— Directive —
Copy the material that follows word for word and omit its pictures.

— Data —

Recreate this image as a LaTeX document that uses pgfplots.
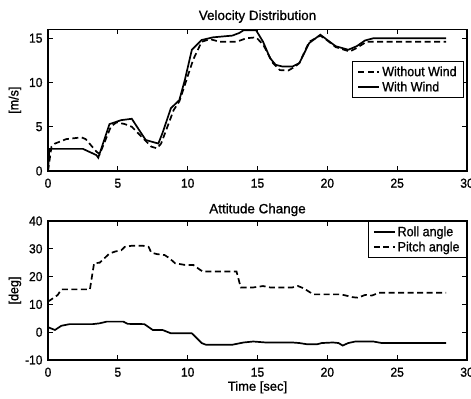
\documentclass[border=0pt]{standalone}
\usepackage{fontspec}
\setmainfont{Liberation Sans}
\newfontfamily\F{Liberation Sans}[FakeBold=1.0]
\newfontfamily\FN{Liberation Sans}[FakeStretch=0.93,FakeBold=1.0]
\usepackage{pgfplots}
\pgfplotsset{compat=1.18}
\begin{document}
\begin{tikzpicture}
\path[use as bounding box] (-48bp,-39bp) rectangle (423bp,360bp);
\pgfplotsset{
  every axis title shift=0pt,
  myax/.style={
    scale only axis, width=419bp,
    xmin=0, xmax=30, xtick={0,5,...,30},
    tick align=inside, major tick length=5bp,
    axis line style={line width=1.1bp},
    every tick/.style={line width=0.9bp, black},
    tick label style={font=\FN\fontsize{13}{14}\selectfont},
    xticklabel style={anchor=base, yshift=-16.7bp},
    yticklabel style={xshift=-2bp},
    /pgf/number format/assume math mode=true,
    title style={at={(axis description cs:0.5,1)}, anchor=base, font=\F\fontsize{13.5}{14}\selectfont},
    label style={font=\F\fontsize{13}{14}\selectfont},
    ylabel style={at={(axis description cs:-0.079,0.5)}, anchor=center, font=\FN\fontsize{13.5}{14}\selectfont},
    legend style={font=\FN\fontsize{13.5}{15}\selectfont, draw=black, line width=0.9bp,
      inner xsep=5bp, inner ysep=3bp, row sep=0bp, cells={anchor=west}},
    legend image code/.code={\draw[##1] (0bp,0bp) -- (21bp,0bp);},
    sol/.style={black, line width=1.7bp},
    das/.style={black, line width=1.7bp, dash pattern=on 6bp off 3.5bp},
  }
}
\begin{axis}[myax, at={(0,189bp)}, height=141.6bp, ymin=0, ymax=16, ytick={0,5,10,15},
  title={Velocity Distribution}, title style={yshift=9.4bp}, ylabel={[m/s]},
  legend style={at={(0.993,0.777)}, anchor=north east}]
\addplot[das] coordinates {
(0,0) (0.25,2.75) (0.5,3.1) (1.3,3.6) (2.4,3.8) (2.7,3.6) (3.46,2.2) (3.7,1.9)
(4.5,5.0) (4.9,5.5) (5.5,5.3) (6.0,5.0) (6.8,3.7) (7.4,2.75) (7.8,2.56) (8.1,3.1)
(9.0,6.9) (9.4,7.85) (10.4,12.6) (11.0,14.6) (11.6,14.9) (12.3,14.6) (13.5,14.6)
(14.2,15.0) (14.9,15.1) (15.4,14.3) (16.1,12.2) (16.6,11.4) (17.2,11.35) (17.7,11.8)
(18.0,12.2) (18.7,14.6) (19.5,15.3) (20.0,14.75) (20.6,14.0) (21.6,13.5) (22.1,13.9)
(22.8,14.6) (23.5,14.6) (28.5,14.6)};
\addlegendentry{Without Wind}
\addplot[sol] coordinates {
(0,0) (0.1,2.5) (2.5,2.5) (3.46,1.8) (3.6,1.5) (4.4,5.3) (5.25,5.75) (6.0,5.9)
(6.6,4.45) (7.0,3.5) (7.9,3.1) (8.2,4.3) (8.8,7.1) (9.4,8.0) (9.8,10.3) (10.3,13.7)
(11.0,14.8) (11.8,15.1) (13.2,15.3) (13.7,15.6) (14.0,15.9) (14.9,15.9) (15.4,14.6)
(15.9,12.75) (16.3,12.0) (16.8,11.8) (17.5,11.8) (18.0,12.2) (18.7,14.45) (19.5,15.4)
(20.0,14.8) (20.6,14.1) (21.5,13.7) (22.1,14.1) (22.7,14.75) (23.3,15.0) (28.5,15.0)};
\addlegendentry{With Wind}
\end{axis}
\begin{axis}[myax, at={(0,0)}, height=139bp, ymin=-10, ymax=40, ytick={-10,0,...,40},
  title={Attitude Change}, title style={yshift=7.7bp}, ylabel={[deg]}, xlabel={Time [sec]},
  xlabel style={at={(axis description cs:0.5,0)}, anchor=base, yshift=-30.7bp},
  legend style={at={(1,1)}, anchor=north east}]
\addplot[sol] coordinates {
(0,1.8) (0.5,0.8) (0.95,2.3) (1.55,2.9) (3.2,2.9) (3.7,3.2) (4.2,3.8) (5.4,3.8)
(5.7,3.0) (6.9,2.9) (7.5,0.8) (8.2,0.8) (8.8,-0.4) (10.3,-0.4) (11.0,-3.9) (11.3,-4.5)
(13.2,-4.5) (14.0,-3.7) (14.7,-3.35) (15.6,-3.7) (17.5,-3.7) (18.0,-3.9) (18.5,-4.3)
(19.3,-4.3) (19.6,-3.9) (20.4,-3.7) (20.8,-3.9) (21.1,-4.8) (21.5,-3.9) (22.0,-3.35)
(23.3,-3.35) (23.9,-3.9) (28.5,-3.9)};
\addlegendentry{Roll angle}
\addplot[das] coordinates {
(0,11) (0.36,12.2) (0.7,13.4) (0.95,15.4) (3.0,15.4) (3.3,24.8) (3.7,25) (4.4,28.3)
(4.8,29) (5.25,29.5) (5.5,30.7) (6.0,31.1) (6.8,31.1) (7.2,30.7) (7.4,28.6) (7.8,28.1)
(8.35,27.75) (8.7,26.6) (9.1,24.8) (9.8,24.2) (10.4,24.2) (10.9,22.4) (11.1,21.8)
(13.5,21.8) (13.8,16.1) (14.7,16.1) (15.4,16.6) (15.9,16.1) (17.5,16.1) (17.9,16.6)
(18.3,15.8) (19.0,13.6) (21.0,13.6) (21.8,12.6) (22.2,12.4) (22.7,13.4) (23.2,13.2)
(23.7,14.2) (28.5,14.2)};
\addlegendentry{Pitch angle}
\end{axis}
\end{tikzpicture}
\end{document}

— Output —
Recreate this image as a LaTeX document that uses pgfplots.
\documentclass[border=0pt]{standalone}
\usepackage{fontspec}
\setmainfont{Liberation Sans}
\newfontfamily\F{Liberation Sans}[FakeBold=1.0]
\newfontfamily\FN{Liberation Sans}[FakeStretch=0.93,FakeBold=1.0]
\usepackage{pgfplots}
\pgfplotsset{compat=1.18}
\begin{document}
\begin{tikzpicture}
\path[use as bounding box] (-48bp,-39bp) rectangle (423bp,360bp);
\pgfplotsset{
  every axis title shift=0pt,
  myax/.style={
    scale only axis, width=419bp,
    xmin=0, xmax=30, xtick={0,5,...,30},
    tick align=inside, major tick length=5bp,
    axis line style={line width=1.1bp},
    every tick/.style={line width=0.9bp, black},
    tick label style={font=\FN\fontsize{13}{14}\selectfont},
    xticklabel style={anchor=base, yshift=-16.7bp},
    yticklabel style={xshift=-2bp},
    /pgf/number format/assume math mode=true,
    title style={at={(axis description cs:0.5,1)}, anchor=base, font=\F\fontsize{13.5}{14}\selectfont},
    label style={font=\F\fontsize{13}{14}\selectfont},
    ylabel style={at={(axis description cs:-0.079,0.5)}, anchor=center, font=\FN\fontsize{13.5}{14}\selectfont},
    legend style={font=\FN\fontsize{13.5}{15}\selectfont, draw=black, line width=0.9bp,
      inner xsep=5bp, inner ysep=3bp, row sep=0bp, cells={anchor=west}},
    legend image code/.code={\draw[##1] (0bp,0bp) -- (21bp,0bp);},
    sol/.style={black, line width=1.7bp},
    das/.style={black, line width=1.7bp, dash pattern=on 6bp off 3.5bp},
  }
}
\begin{axis}[myax, at={(0,189bp)}, height=141.6bp, ymin=0, ymax=16, ytick={0,5,10,15},
  title={Velocity Distribution}, title style={yshift=9.4bp}, ylabel={[m/s]},
  legend style={at={(0.993,0.777)}, anchor=north east}]
\addplot[das] coordinates {
(0,0) (0.25,2.75) (0.5,3.1) (1.3,3.6) (2.4,3.8) (2.7,3.6) (3.46,2.2) (3.7,1.9)
(4.5,5.0) (4.9,5.5) (5.5,5.3) (6.0,5.0) (6.8,3.7) (7.4,2.75) (7.8,2.56) (8.1,3.1)
(9.0,6.9) (9.4,7.85) (10.4,12.6) (11.0,14.6) (11.6,14.9) (12.3,14.6) (13.5,14.6)
(14.2,15.0) (14.9,15.1) (15.4,14.3) (16.1,12.2) (16.6,11.4) (17.2,11.35) (17.7,11.8)
(18.0,12.2) (18.7,14.6) (19.5,15.3) (20.0,14.75) (20.6,14.0) (21.6,13.5) (22.1,13.9)
(22.8,14.6) (23.5,14.6) (28.5,14.6)};
\addlegendentry{Without Wind}
\addplot[sol] coordinates {
(0,0) (0.1,2.5) (2.5,2.5) (3.46,1.8) (3.6,1.5) (4.4,5.3) (5.25,5.75) (6.0,5.9)
(6.6,4.45) (7.0,3.5) (7.9,3.1) (8.2,4.3) (8.8,7.1) (9.4,8.0) (9.8,10.3) (10.3,13.7)
(11.0,14.8) (11.8,15.1) (13.2,15.3) (13.7,15.6) (14.0,15.9) (14.9,15.9) (15.4,14.6)
(15.9,12.75) (16.3,12.0) (16.8,11.8) (17.5,11.8) (18.0,12.2) (18.7,14.45) (19.5,15.4)
(20.0,14.8) (20.6,14.1) (21.5,13.7) (22.1,14.1) (22.7,14.75) (23.3,15.0) (28.5,15.0)};
\addlegendentry{With Wind}
\end{axis}
\begin{axis}[myax, at={(0,0)}, height=139bp, ymin=-10, ymax=40, ytick={-10,0,...,40},
  title={Attitude Change}, title style={yshift=7.7bp}, ylabel={[deg]}, xlabel={Time [sec]},
  xlabel style={at={(axis description cs:0.5,0)}, anchor=base, yshift=-30.7bp},
  legend style={at={(1,1)}, anchor=north east}]
\addplot[sol] coordinates {
(0,1.8) (0.5,0.8) (0.95,2.3) (1.55,2.9) (3.2,2.9) (3.7,3.2) (4.2,3.8) (5.4,3.8)
(5.7,3.0) (6.9,2.9) (7.5,0.8) (8.2,0.8) (8.8,-0.4) (10.3,-0.4) (11.0,-3.9) (11.3,-4.5)
(13.2,-4.5) (14.0,-3.7) (14.7,-3.35) (15.6,-3.7) (17.5,-3.7) (18.0,-3.9) (18.5,-4.3)
(19.3,-4.3) (19.6,-3.9) (20.4,-3.7) (20.8,-3.9) (21.1,-4.8) (21.5,-3.9) (22.0,-3.35)
(23.3,-3.35) (23.9,-3.9) (28.5,-3.9)};
\addlegendentry{Roll angle}
\addplot[das] coordinates {
(0,11) (0.36,12.2) (0.7,13.4) (0.95,15.4) (3.0,15.4) (3.3,24.8) (3.7,25) (4.4,28.3)
(4.8,29) (5.25,29.5) (5.5,30.7) (6.0,31.1) (6.8,31.1) (7.2,30.7) (7.4,28.6) (7.8,28.1)
(8.35,27.75) (8.7,26.6) (9.1,24.8) (9.8,24.2) (10.4,24.2) (10.9,22.4) (11.1,21.8)
(13.5,21.8) (13.8,16.1) (14.7,16.1) (15.4,16.6) (15.9,16.1) (17.5,16.1) (17.9,16.6)
(18.3,15.8) (19.0,13.6) (21.0,13.6) (21.8,12.6) (22.2,12.4) (22.7,13.4) (23.2,13.2)
(23.7,14.2) (28.5,14.2)};
\addlegendentry{Pitch angle}
\end{axis}
\end{tikzpicture}
\end{document}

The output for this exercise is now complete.